───── RAW DATA ─────

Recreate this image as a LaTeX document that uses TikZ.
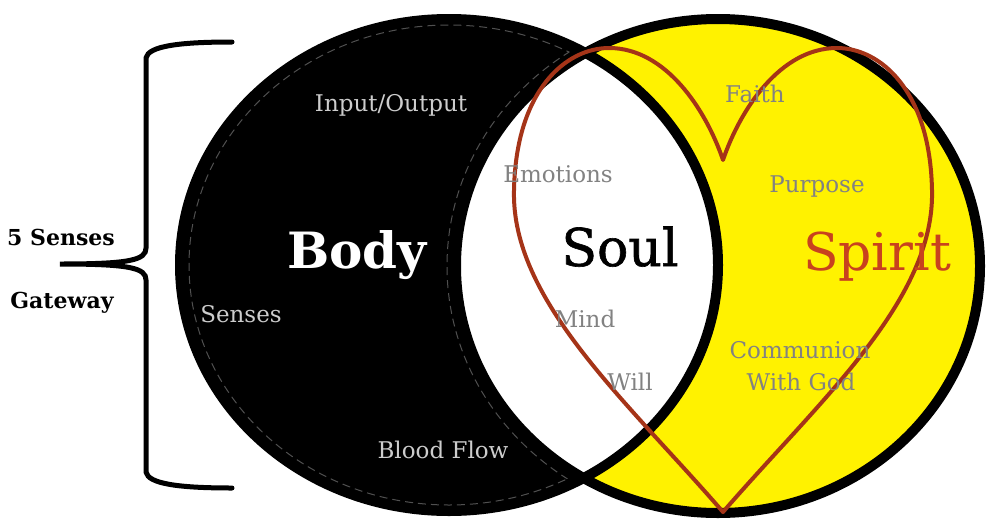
\documentclass[tikz,border=0pt]{standalone}
\usepackage{fontspec}
\setmainfont{DejaVu Serif}
\newfontfamily\soulfont[FakeBold=1.2]{DejaVu Serif}
\usepackage{graphicx}
\definecolor{spiritred}{RGB}{200,66,30}
\definecolor{heartred}{RGB}{165,52,24}
\definecolor{sunyellow}{RGB}{255,242,0}
\definecolor{softgray}{RGB}{130,130,130}
\definecolor{palegray}{RGB}{205,205,205}
\definecolor{stitchgray}{RGB}{80,80,80}
\begin{document}
\begin{tikzpicture}[x=1pt,y=-1pt,
  small/.style={font=\fontsize{23}{25}\selectfont, text=softgray, inner sep=0pt, anchor=base},
  smalllight/.style={small, text=palegray},
  side/.style={font=\bfseries\fontsize{22}{24}\selectfont, inner sep=0pt, anchor=base},
  big/.style={inner sep=0pt, anchor=base},
  rim/.style={line width=10pt},
  stitch/.style={draw=stitchgray, line width=1pt, dash pattern=on 8pt off 5pt},
  bracket/.style={line width=5pt, line cap=round},
  heart/.style={draw=heartred, line width=4pt, line join=round}]
\useasboundingbox (0,0) rectangle (991,520);
\def\leftell{(449,265) ellipse [x radius=269, y radius=246]}
\def\rightell{(718,266) ellipse [x radius=262, y radius=247]}
% body circle
\fill[black] \leftell;
\draw[rim] \leftell;
% stitch lines
\begin{scope}[even odd rule]
  \clip (0,0) rectangle (991,520) (718,266) ellipse [x radius=271, y radius=256];
  \draw[stitch] (449,265) ellipse [x radius=260, y radius=240];
\end{scope}
\begin{scope}
  \clip (449,265) ellipse [x radius=260, y radius=240];
  \draw[stitch] (718,266) ellipse [x radius=271, y radius=256];
\end{scope}
% spirit circle
\fill[sunyellow] \rightell;
% soul intersection
\begin{scope}
  \clip \leftell;
  \fill[white] \rightell;
\end{scope}
\draw[rim] \rightell;
\begin{scope}
  \clip \rightell;
  \draw[rim] \leftell;
\end{scope}
% heart
\draw[heart] (723,512) .. controls (820,400) and (935,300) .. (932,190)
  .. controls (930,90) and (880,48) .. (837,48)
  .. controls (780,48) and (740,110) .. (723,160)
  .. controls (706,110) and (666,48) .. (609,48)
  .. controls (566,48) and (516,90) .. (514,190)
  .. controls (511,300) and (626,400) .. cycle;
% bracket
\draw[bracket] (232,42) .. controls (180,42) and (148,46) .. (146,58)
  -- (146,248) .. controls (146,260) and (130,264) .. (60,264)
  .. controls (130,264) and (146,268) .. (146,280)
  -- (146,472) .. controls (148,484) and (180,488) .. (232,488);
% big labels
\node[big, font=\bfseries\fontsize{50}{54}\selectfont, text=white] (body) at (357,268) {Body};
\node[big, font=\soulfont\fontsize{52}{56}\selectfont, text=black] (soul) at (620,266) {Soul};
\node[big, font=\fontsize{52}{56}\selectfont, text=spiritred] (spirit) at (877,270) {Spirit};
% small labels
\node[smalllight] (io) at (391,111) {Input/Output};
\node[smalllight] (senses) at (241,322) {Senses};
\node[smalllight] (blood) at (443,458) {Blood Flow};
\node[small] (emotions) at (558,182) {Emotions};
\node[small] (mind) at (585,327) {Mind};
\node[small] (will) at (630,390) {Will};
\node[small] (faith) at (755,102) {Faith};
\node[small] (purpose) at (817,192) {Purpose};
\node[small] (communion) at (800,358) {Communion};
\node[small] (withgod) at (801,390) {With God};
% side labels
\node[side] (five) at (61,245) {5 Senses};
\node[side] (gate) at (62,308) {Gateway};
\end{tikzpicture}
\end{document}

─────

▶ **OBJECTIVE**
Repeat the material above in full and unchanged, minus its images.

▶ **RESPONSE TO THE TASK**
Recreate this image as a LaTeX document that uses TikZ.
\documentclass[tikz,border=0pt]{standalone}
\usepackage{fontspec}
\setmainfont{DejaVu Serif}
\newfontfamily\soulfont[FakeBold=1.2]{DejaVu Serif}
\usepackage{graphicx}
\definecolor{spiritred}{RGB}{200,66,30}
\definecolor{heartred}{RGB}{165,52,24}
\definecolor{sunyellow}{RGB}{255,242,0}
\definecolor{softgray}{RGB}{130,130,130}
\definecolor{palegray}{RGB}{205,205,205}
\definecolor{stitchgray}{RGB}{80,80,80}
\begin{document}
\begin{tikzpicture}[x=1pt,y=-1pt,
  small/.style={font=\fontsize{23}{25}\selectfont, text=softgray, inner sep=0pt, anchor=base},
  smalllight/.style={small, text=palegray},
  side/.style={font=\bfseries\fontsize{22}{24}\selectfont, inner sep=0pt, anchor=base},
  big/.style={inner sep=0pt, anchor=base},
  rim/.style={line width=10pt},
  stitch/.style={draw=stitchgray, line width=1pt, dash pattern=on 8pt off 5pt},
  bracket/.style={line width=5pt, line cap=round},
  heart/.style={draw=heartred, line width=4pt, line join=round}]
\useasboundingbox (0,0) rectangle (991,520);
\def\leftell{(449,265) ellipse [x radius=269, y radius=246]}
\def\rightell{(718,266) ellipse [x radius=262, y radius=247]}
% body circle
\fill[black] \leftell;
\draw[rim] \leftell;
% stitch lines
\begin{scope}[even odd rule]
  \clip (0,0) rectangle (991,520) (718,266) ellipse [x radius=271, y radius=256];
  \draw[stitch] (449,265) ellipse [x radius=260, y radius=240];
\end{scope}
\begin{scope}
  \clip (449,265) ellipse [x radius=260, y radius=240];
  \draw[stitch] (718,266) ellipse [x radius=271, y radius=256];
\end{scope}
% spirit circle
\fill[sunyellow] \rightell;
% soul intersection
\begin{scope}
  \clip \leftell;
  \fill[white] \rightell;
\end{scope}
\draw[rim] \rightell;
\begin{scope}
  \clip \rightell;
  \draw[rim] \leftell;
\end{scope}
% heart
\draw[heart] (723,512) .. controls (820,400) and (935,300) .. (932,190)
  .. controls (930,90) and (880,48) .. (837,48)
  .. controls (780,48) and (740,110) .. (723,160)
  .. controls (706,110) and (666,48) .. (609,48)
  .. controls (566,48) and (516,90) .. (514,190)
  .. controls (511,300) and (626,400) .. cycle;
% bracket
\draw[bracket] (232,42) .. controls (180,42) and (148,46) .. (146,58)
  -- (146,248) .. controls (146,260) and (130,264) .. (60,264)
  .. controls (130,264) and (146,268) .. (146,280)
  -- (146,472) .. controls (148,484) and (180,488) .. (232,488);
% big labels
\node[big, font=\bfseries\fontsize{50}{54}\selectfont, text=white] (body) at (357,268) {Body};
\node[big, font=\soulfont\fontsize{52}{56}\selectfont, text=black] (soul) at (620,266) {Soul};
\node[big, font=\fontsize{52}{56}\selectfont, text=spiritred] (spirit) at (877,270) {Spirit};
% small labels
\node[smalllight] (io) at (391,111) {Input/Output};
\node[smalllight] (senses) at (241,322) {Senses};
\node[smalllight] (blood) at (443,458) {Blood Flow};
\node[small] (emotions) at (558,182) {Emotions};
\node[small] (mind) at (585,327) {Mind};
\node[small] (will) at (630,390) {Will};
\node[small] (faith) at (755,102) {Faith};
\node[small] (purpose) at (817,192) {Purpose};
\node[small] (communion) at (800,358) {Communion};
\node[small] (withgod) at (801,390) {With God};
% side labels
\node[side] (five) at (61,245) {5 Senses};
\node[side] (gate) at (62,308) {Gateway};
\end{tikzpicture}
\end{document}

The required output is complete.